Although I support the Love Life Live Lent campaign, which has certainly raised the profile of the season, I wouldn't be so keen to dismiss the idea of a physical fast. The Church's traditional language is of fasting and abstinence, where fasting means going without a meal and abstinence means giving up a particular luxury. To interpret that in practice: if we were to fast this Lent, that could mean giving up one meal, perhaps on a Wednesday or Friday, the traditional days for fasting; if we were to abstain this Lent, that could mean doing without some luxury, such as chocolate or alcohol, either throughout Lent or on a particular day each week. The fasting rules should not apply on Sundays, which recall the Lord's resurrection, even in Lent.
I want to suggest a particular perspective on all this. Whatever discipline we take on, whether fasting or abstinence, or indeed joining a Lent discussion group or giving a bit more generously, we should avoid the two dreadful pitfalls: of pride in our achievement; or of thinking that we are somehow currying favour with God. Lent is not a means of giving ourselves spiritual brownie points or of earning our way to a happy Easter or indeed to a place in heaven. Nor should the fast be undertaken for other motives such as losing weight or proving that we can do without alcohol, though these may be welcome side-effects.
Yesterday was Shrove Tuesday. That is not just of course, pancake day, when we use up all the eggs and fat in the pantry before the Lenten fast, but the day for shriving, or shrift, the day in other words for going to confession and being shrived, absolved from our sins. In the practice of confession, the sacrament of penance, a godly and virtuous discipline open to Anglicans, after the priest has pronounced God's forgiveness, he or she suggests a penance for the penitent to undertake. This might typically be a prayer or the recital of a psalm or occasionally a good act. The penance should not be seen as a punishment, or a way of making up for the sins which have been confessed - nothing could do that - but as a means of confirming the penitent's commitment to a new life and as a thank-offering for God's gracious forgiveness.

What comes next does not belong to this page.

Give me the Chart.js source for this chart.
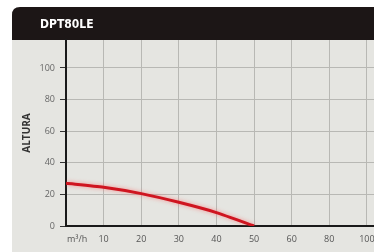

Lent begins with the confession of sins and the pronouncement of God's forgiveness. That is reflected in our service this evening in a few moments. We should see the Lenten fast, therefore, not as a time of repentance, where we continually beat our breasts that we are sinful, but as a penance, a confirmation of our commitment to a new way of living and a time of thanking God for his gracious forgiveness.
The Lenten fast is an act of positive self-discipline, of training in the spiritual life, of self-giving love, in response to the great love of God. Fast! Abstain! Free your spirit! Focus on God! Love life! Have a joyous and enriching Lent!